Specifying the version of the data released and the one being worked on for improvements is essential. When these datasets are studied with quantitative analysis approaches, any profound transformation of the dataset—such as an improved version through OCR correction—can lead to a re-evaluation of all existing interpretations (Bürgermeister 2020). This ensures that the resulting historical narratives can be re-examined and updated accordingly.
Many projects that handle historical data, such as datasets containing information about people or places, follow established pipelines. These pipelines typically involve an initial transcription phase, which can be manual, semiautomatic, or automatic (using machine learning or artificial intelligence), followed by OCR (Optical Character Recognition) verifications and, finally, entity alignment with existing dictionaries or the creation of specific ontologies for the extracted entities.
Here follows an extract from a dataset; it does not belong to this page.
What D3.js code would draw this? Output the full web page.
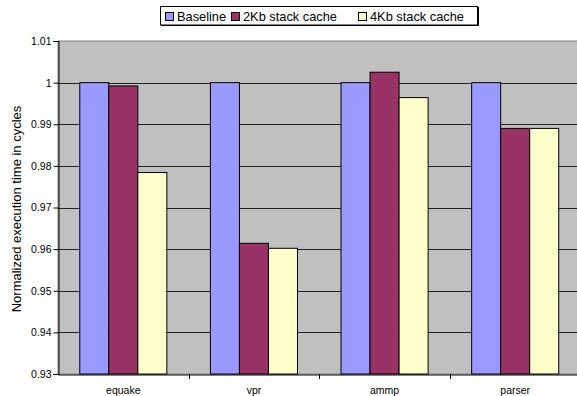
<!DOCTYPE html>
<html>
<head>
<meta charset="utf-8">
<script src="https://cdn.jsdelivr.net/npm/d3@7/dist/d3.min.js"></script>
<style>
  html, body { margin: 0; padding: 0; background: #fff; }
  svg { display: block; font-family: "Liberation Sans", Arial, sans-serif; }
</style>
</head>
<body>
<svg id="chart" width="577" height="396"></svg>
<script>
// Benchmarks and normalized execution times
const categories = ["equake", "vpr", "ammp", "parser"];
const seriesNames = ["Baseline", "2Kb stack cache", "4Kb stack cache"];
const baseline = [1.0, 1.0, 1.0, 1.0];
const cache2Kb = [0.9992, 0.9614, 1.0025, 0.9890];
const cache4Kb = [0.9784, 0.9602, 0.9964, 0.9890];
const yTicks = [0.93, 0.94, 0.95, 0.96, 0.97, 0.98, 0.99, 1, 1.01];
const yLabel = "Normalized execution time in cycles";

const seriesValues = [baseline, cache2Kb, cache4Kb];
const colors = ["#9999FF", "#993366", "#FFFFCC"];

const svg = d3.select("#chart");
const plot = { left: 58, right: 580.5, top: 41, bottom: 374 };

const x = d3.scaleBand().domain(categories).range([plot.left, plot.right]).paddingInner(0).paddingOuter(0);
const inner = d3.scaleBand().domain(d3.range(seriesNames.length))
  .range([0, x.bandwidth()]).paddingInner(0).paddingOuter(0.75);
const y = d3.scaleLinear().domain([0.93, 1.01]).range([plot.bottom, plot.top]);

// Plot background
svg.append("rect")
  .attr("x", plot.left).attr("y", plot.top)
  .attr("width", plot.right - plot.left).attr("height", plot.bottom - plot.top)
  .attr("fill", "#C0C0C0").attr("stroke", "#808080").attr("stroke-width", 1);

// Horizontal gridlines
svg.append("g").selectAll("line")
  .data(yTicks.filter(t => t > 0.93 && t < 1.01))
  .join("line")
  .attr("x1", plot.left).attr("x2", plot.right)
  .attr("y1", d => Math.round(y(d)) + 0.5).attr("y2", d => Math.round(y(d)) + 0.5)
  .attr("stroke", "#222").attr("stroke-width", 1);

// Bars
const groups = svg.append("g").selectAll("g")
  .data(categories)
  .join("g")
  .attr("transform", d => `translate(${x(d)},0)`);

groups.selectAll("rect")
  .data((d, i) => seriesValues.map((vals, s) => ({ s, v: vals[i] })))
  .join("rect")
  .attr("x", d => inner(d.s))
  .attr("y", d => y(d.v))
  .attr("width", inner.bandwidth())
  .attr("height", d => y(0.93) - y(d.v))
  .attr("fill", d => colors[d.s])
  .attr("stroke", "#000")
  .attr("stroke-width", 1);

// Y axis
const yAxis = d3.axisLeft(y).tickValues(yTicks).tickSize(5).tickPadding(2)
  .tickFormat(d => d3.format("")(+d.toFixed(2)));
const gy = svg.append("g").attr("transform", `translate(${plot.left + 0.5},0)`).call(yAxis);
gy.selectAll("text").attr("font-size", 10.5).attr("fill", "#000").style("font-family", "Liberation Sans, Arial, sans-serif");
gy.selectAll("line").attr("stroke", "#000");
gy.select(".domain").attr("stroke", "#000");

// X axis
const xAxis = d3.axisBottom(x).tickSize(0).tickPadding(12);
const gx = svg.append("g").attr("transform", `translate(0,${plot.bottom + 0.5})`).call(xAxis);
gx.select(".domain").attr("stroke", "#000");
gx.selectAll("text").attr("font-size", 10.5).attr("fill", "#000").style("font-family", "Liberation Sans, Arial, sans-serif");
// Category separators below the axis
svg.append("g").selectAll("line")
  .data(categories.slice(1))
  .join("line")
  .attr("x1", d => Math.round(x(d)) + 0.5).attr("x2", d => Math.round(x(d)) + 0.5)
  .attr("y1", plot.bottom).attr("y2", plot.bottom + 5)
  .attr("stroke", "#000");

// Y axis title
svg.append("text")
  .attr("transform", `translate(18,209) rotate(-90)`)
  .attr("text-anchor", "middle")
  .attr("dominant-baseline", "middle")
  .attr("font-size", 13)
  .text(yLabel);

// Legend
const legend = svg.append("g");
legend.append("rect")
  .attr("x", 161).attr("y", 7).attr("width", 318).attr("height", 19)
  .attr("fill", "#000");
legend.append("rect")
  .attr("x", 160.5).attr("y", 6.5).attr("width", 317).attr("height", 18.5)
  .attr("fill", "#fff").attr("stroke", "#000");
const legendX = [177, 243, 370];
seriesNames.forEach((name, i) => {
  const item = legend.append("g").attr("transform", `translate(${legendX[i]},0)`);
  item.append("rect").attr("x", -11.5).attr("y", 12.5).attr("width", 8).attr("height", 8)
    .attr("fill", colors[i]).attr("stroke", "#000");
  item.append("text").attr("x", 0).attr("y", 21).attr("font-size", 12.8).text(name);
});
</script>
</body>
</html>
The new potentials afforded by the latest computational techniques —whether based on manual annotation, automatic machine learning, or OCR extraction through AI— position us on the brink of what we may soon call the data deluge of information drawn from historical sources (Kaplan and Lenardo 2017). Pioneering approaches to harnessing this deluge are already proliferating (Gibbs and Owens 2013). This vast quantity of mined data makes manual exploration impractical, necessitating an approach where computational methods facilitate asking questions, analyzing answers, and reformulating inquiries.
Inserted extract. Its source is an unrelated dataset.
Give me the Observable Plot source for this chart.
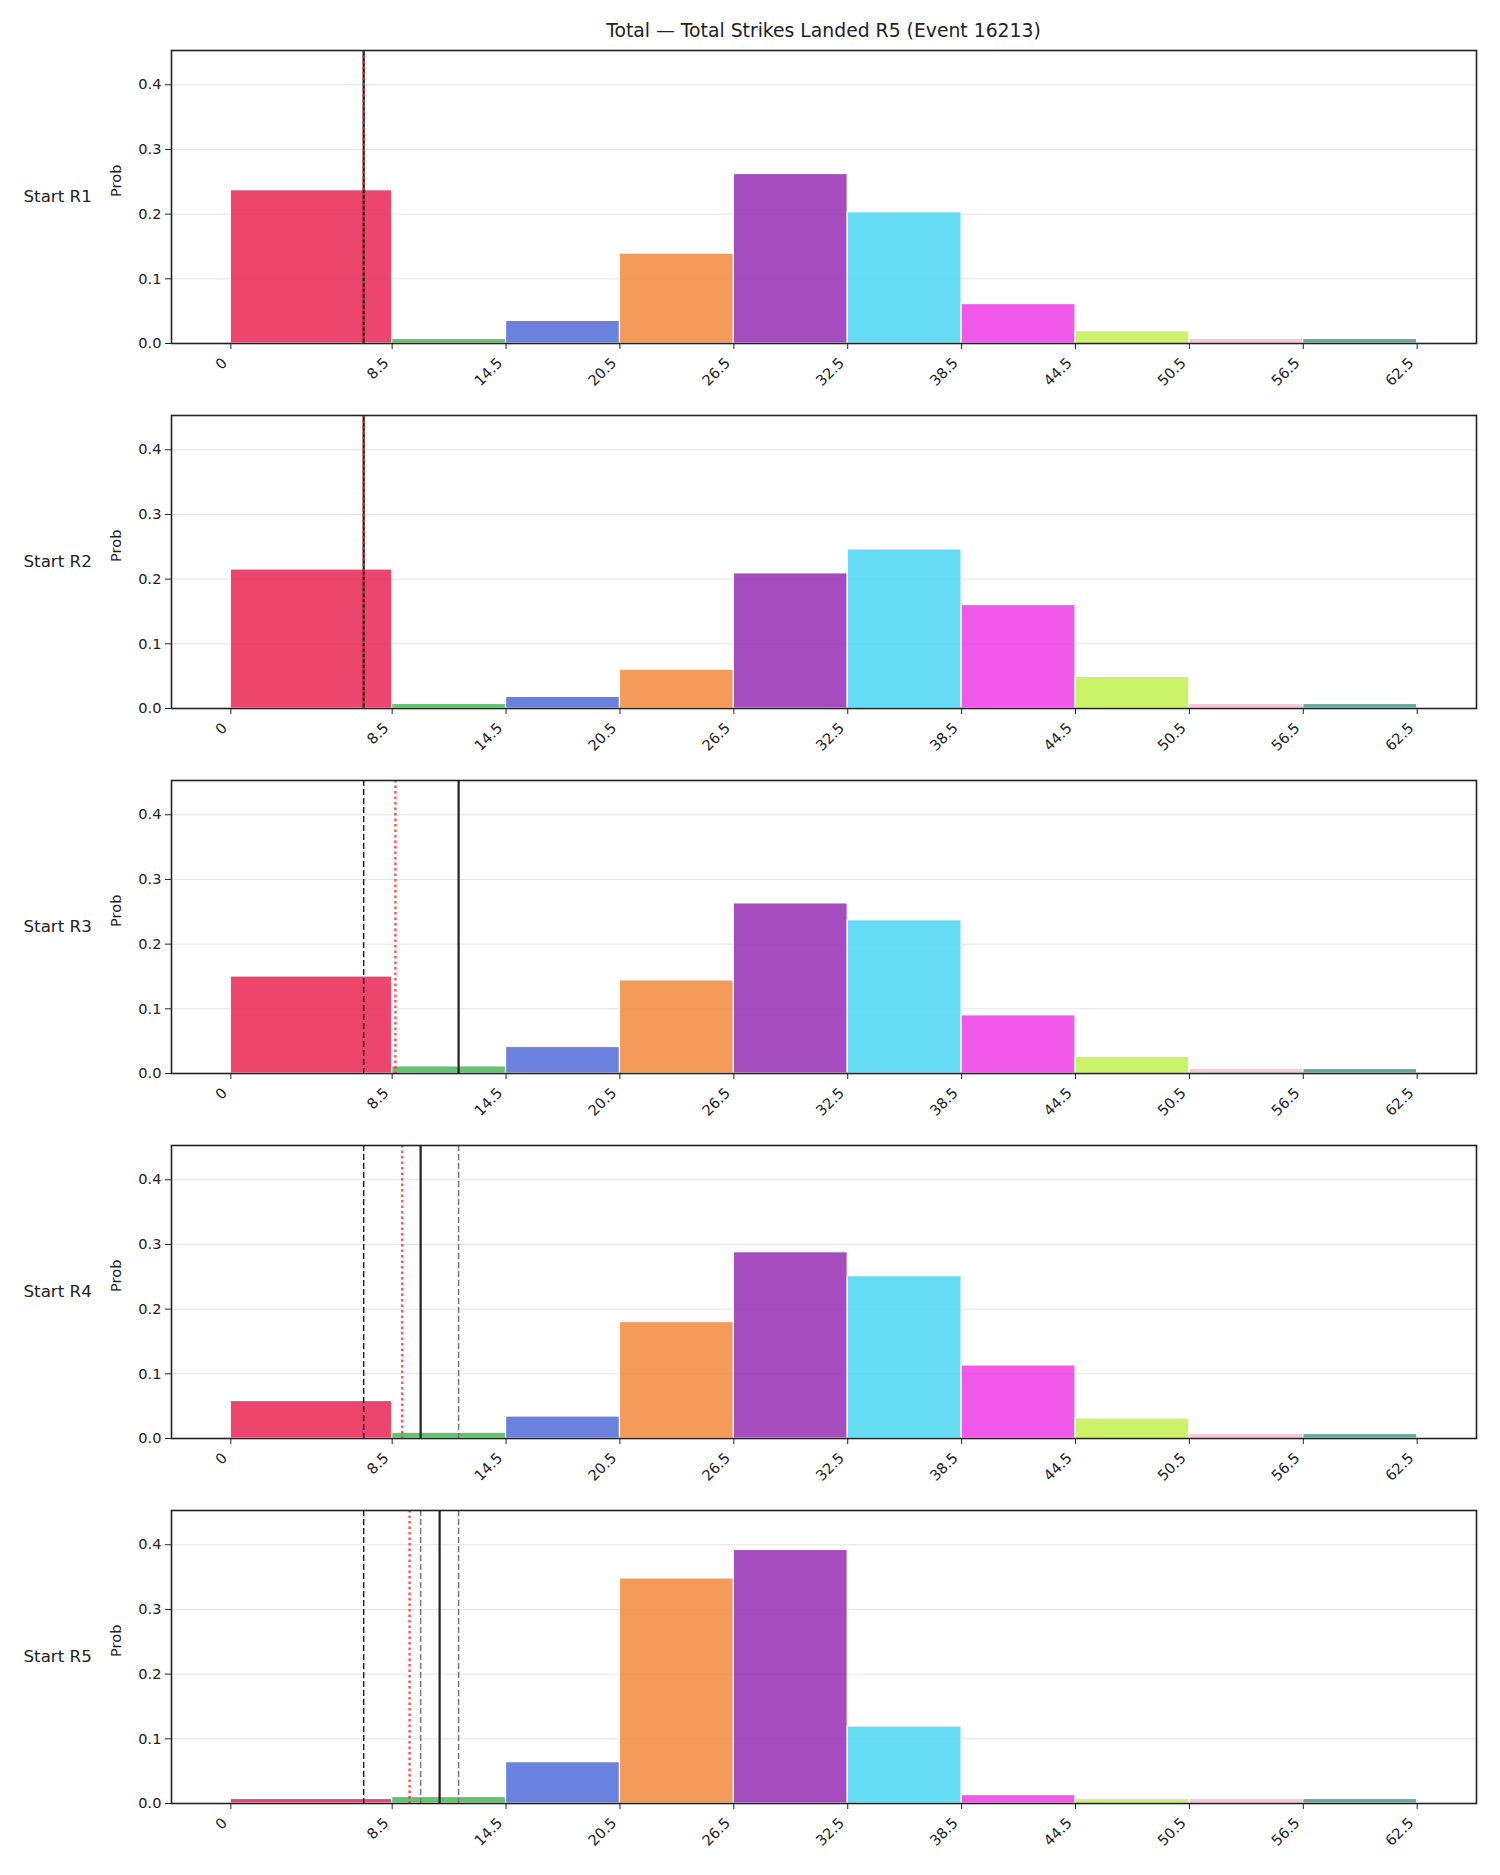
<!DOCTYPE html>
<html>
<head>
<meta charset="utf-8">
<script src="https://cdn.jsdelivr.net/npm/d3@7"></script>
<script src="https://cdn.jsdelivr.net/npm/@observablehq/plot@0.6"></script>
<style>
  html, body { margin: 0; padding: 0; background: white; }
  #chart { position: relative; width: 1500px; height: 1875px; font-family: "DejaVu Sans", sans-serif; color: #222; }
  #title { position: absolute; left: 171px; width: 1305px; top: 20px; line-height: 22px; text-align: center; font-size: 18.8px; }
  .panel { position: absolute; left: 0; }
</style>
</head>
<body>
<div id="chart">
  <div id="title">Total — Total Strikes Landed R5 (Event 16213)</div>
</div>
<script>
// Bin edges for total strikes landed (bins: 0–8.5, 8.5–14.5, …, 56.5–62.5)
const binEdges = [0, 8.5, 14.5, 20.5, 26.5, 32.5, 38.5, 44.5, 50.5, 56.5, 62.5];
const binColors = ["#e92857", "#48b856", "#516ed8", "#f38b3e", "#962eb4",
                   "#4dd6f3", "#f03de5", "#c4f050", "#f8bed2", "#4c9a8f"];

const roundLabels = ["Start R1", "Start R2", "Start R3", "Start R4", "Start R5"];

// Probability of each bin, one array per starting round
const probR1 = [0.237, 0.007, 0.035, 0.139, 0.262, 0.203, 0.061, 0.019, 0.007, 0.007];
const probR2 = [0.215, 0.007, 0.018, 0.060, 0.209, 0.246, 0.160, 0.049, 0.007, 0.007];
const probR3 = [0.150, 0.011, 0.041, 0.144, 0.263, 0.237, 0.090, 0.026, 0.007, 0.007];
const probR4 = [0.058, 0.009, 0.034, 0.180, 0.288, 0.251, 0.113, 0.031, 0.007, 0.007];
const probR5 = [0.007, 0.010, 0.064, 0.348, 0.392, 0.119, 0.013, 0.007, 0.007, 0.007];
const probsByRound = [probR1, probR2, probR3, probR4, probR5];

// Reference markers per round
const lineLine = [7, 7, 7, 7, 7];                 // black dashed
const meanLine = [7, 7, 8.67, 9.03, 9.42];        // red dotted
const currentLine = [7, 7, 12, 10, 11];           // solid black
const priorLines = [[], [], [], [12], [10, 12]];  // grey dashed

const chart = document.getElementById("chart");
const panelTop = 50, panelStep = 365, marginTop = 10;

roundLabels.forEach((label, i) => {
  const rows = binEdges.slice(0, -1).map((x1, j) => ({
    x1, x2: binEdges[j + 1], p: probsByRound[i][j], color: binColors[j]
  }));
  const svg = Plot.plot({
    width: 1500,
    height: 365,
    marginTop,
    marginBottom: 62,
    marginLeft: 171,
    marginRight: 24,
    x: {domain: [-3.125, 65.625]},
    y: {domain: [0, 0.453]},
    color: {type: "identity"},
    style: {fontFamily: "DejaVu Sans", fontSize: "14.6px", color: "#222", background: "transparent"},
    marks: [
      Plot.gridY([0.1, 0.2, 0.3, 0.4], {stroke: "#e4e4e4", strokeOpacity: 1, strokeWidth: 1}),
      Plot.rectY(rows, {x1: "x1", x2: "x2", y1: 0, y2: "p", fill: "color", fillOpacity: 0.86,
                        stroke: "white", strokeWidth: 1.2}),
      Plot.ruleX(priorLines[i], {stroke: "#777", strokeWidth: 1.5, strokeDasharray: "6,3"}),
      Plot.ruleX([lineLine[i]], {stroke: "#222", strokeWidth: 1.5, strokeDasharray: "6,3"}),
      Plot.ruleX([currentLine[i]], {stroke: "#222", strokeWidth: 2.2}),
      Plot.ruleX([meanLine[i]], {stroke: "#ff2a2a", strokeOpacity: 0.8, strokeWidth: 2.5, strokeDasharray: "2.5,3"}),
      Plot.frame({stroke: "#222", strokeWidth: 1.6}),
      Plot.axisY({ticks: [0, 0.1, 0.2, 0.3, 0.4], tickFormat: ".1f", tickSize: 6, tickPadding: 4, label: null}),
      // tick marks only
      Plot.axisX({ticks: binEdges, tickFormat: () => "", tickSize: 6, label: null}),
      // rotated tick labels, set a little lower and left of each tick
      Plot.axisX({ticks: binEdges, tickFormat: d => String(d), tickRotate: -45, tickSize: 0, tickPadding: 17, dx: -6, label: null}),
      Plot.text([label], {frameAnchor: "left", dx: -148, textAnchor: "start", fontSize: 16.7}),
      Plot.text(["Prob"], {frameAnchor: "left", dx: -55, rotate: -90, fontSize: 14.6})
    ]
  });
  svg.classList.add("panel");
  svg.style.top = (panelTop + panelStep * i - marginTop) + "px";
  chart.appendChild(svg);
});
</script>
</body>
</html>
These new methods will partially reshape historical approaches, requiring engagement with extensive datasets of varied origins. The validation of data extraction will become a critical task within both human and computational pipelines. This raises the question of the accuracy of information in the extracted datasets, making the extraction and correction process itself crucial.
Several key elements emerge in this context. First, there is a distinction between creating datasets accurate enough to locate results—such as names or places—in specialized search engines and creating datasets for precise theoretical and historical analysis. While these elements are related, they operate on different temporal scales.
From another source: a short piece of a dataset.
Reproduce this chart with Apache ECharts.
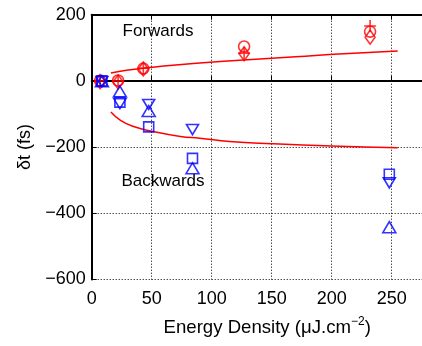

Processing and extracting millions of transcript segments is a computationally intensive task. In the case of the “Names of Lausanne” project (EPFL-CROSS project n. 20212), part of the larger Lausanne Time Machine initiative, dealing with census sources containing millions of text segments, after an initial phase of manual annotation training, it is essential to rely on computational approaches. Although the results do not always perfectly reflect the original text and may contain spelling errors, they are often sufficient for an elastic search or distance-approximative navigation.
RESTful search and analytics engine capable of addressing a growing number of use cases is particularly well suited for managing and querying large datasets (Gormley and Tong 2015). It enables full-text search, structured search, and analysis, providing a robust framework for handling large amounts of historical data (Neudecker and Antonacopoulos 2016). The flexibility of elastic search means that it can handle complex queries and provide fast search results, even in datasets that contain inconsistencies or errors. This capability is essential to enable initial navigation and interaction with the huge volumes of data generated by historical sources, facilitating further detailed analysis, and possibly enabling collaborative approaches to correction.
This means that millions of units of information can be made “searchable,” even if they do not correspond to a fully curated dataset. Through further approaches –such as contributory appeals for correction or progressive improvements in transcription techniques– these datasets can eventually produce “structured” and verified datasets, as understood in the historical sciences. Consequently, it will become increasingly essential to trace the computational origin of extracted items. This involves documenting the methods by which the data were processed and specifying the version of the dataset to which they correspond, recognizing that these versions are subject to continuous improvement.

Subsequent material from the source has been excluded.